Friday, March 04, 2005

The NSA and The Tabernacle Of The Inquisitorial

In West Virginia is a base operated by the NSA, National Security Agency, that was originally used to monitor the message traffic of other countries. But as Patrick Radden Keefe writes in his book, Chatter: Dispatches From The Secret World of Global Eavesdropping, “The third base in the original triptych of Echelon stations was Sugar Grove, hidden in the forest of the South Fork Valley in the Appalachian mountains of West Virginia. The use of this site goes back to the 1950’s and early sixties, when it was home to an ill-fated effort to create a radio telescope so powerful that it could listen to Soviet radio communications and radar signals reflected off the surface of the moon. This expensive disaster involved the construction of a satellite dish that was an astonishing six hundred feet in diameter. The project was eventually abandoned, but in the 1970s the existing two-story underground operations building was augmented by a series of new
Satellite dishes, and the windowless Raymond Eugene Linn Operations Center was built. (The building is named after a naval technician who lost his life in the Israeli attack on the USS Liberty, an NSA Sigint ship, on June 8, 1967.) The station began its new operations as a listening post around 1980. The area has unmatched radio quiet, because in 1956 the West Virginia state legislature passed an unusual zoning act establishing around it a hundred-square-mile National Radio Quiet Zone, which zoned out any electromagnetic interference.”

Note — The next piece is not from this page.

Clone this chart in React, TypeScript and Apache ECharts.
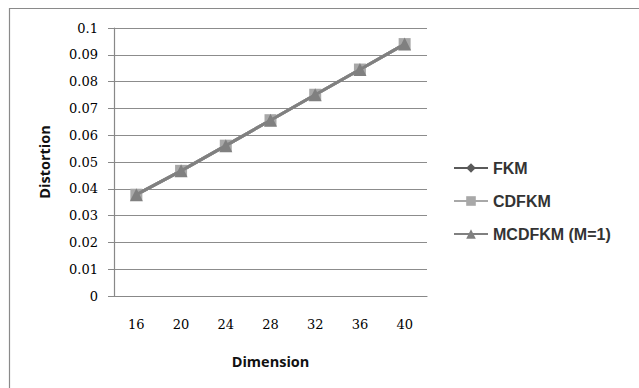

When you consider the utter devastation of West Virginia by Coal Mining companies, when you consider the patriot Act and its inclusive permission to listen, snoop, and invade the privacy of everyone they want to. The site www.tripzine.com posts this challenging piece on the Echelon listening stations, (http://www.tripzine.com/articles.asp?id=eschalon) “The facts drawn out by these sources reveal ECHELON as a powerful electronic net--a net that snags from the millions of phone, fax, and modem signals traversing the globe at any moment selected communications of interest to a five-nation intelligence alliance. Once intercepted (based on the use of key words in exchanges), those communiques are sent in real time to a central computer system run by the NSA; round-the-clock shifts of American, British, Australian, Canadian, and New Zealand analysts pour over them in search of . . . what?”
The piece continues with a chilling, very chilling expose of the Echelon listening stations, “Originally a Cold War tool aimed at the Soviets, ECHELON has been redirected at civilian targets worldwide. In fact, as the European Parliament report noted, political advocacy groups like Amnesty International and Greenpeace were amongst ECHELON's targets. The system's awesome potential (and potential for abuse) has spurred some traditional watchdogs to delve deep in search of its secrets, and even prompted some of its minders within the intelligence community to come forward. "In some ways," says Reg Whittaker, a professor and intelligence scholar at Canada's York University, "it's probably the most useful means of getting at the Cold War intelligence-sharing relationship that still continues."
Could this station be used to gather information on activists that fight against the coal companies? Do the coal companies receive regular briefings? If they sought to gather information on Greenpeace and Amnesty International, do you think they would even think twice about snooping on activists in West Virginia? Activists that is located quite close to the station at Sugar Grove. You can back an activist in a corner, you can try to intimidate them with threats, but you cannot break the spirit of someone who has lost their home or a loved one to a coal mine made dangerously unstable by a company that has committed these acts. I’m told West Virginia won’t stand for it and I have no idea to doubt them.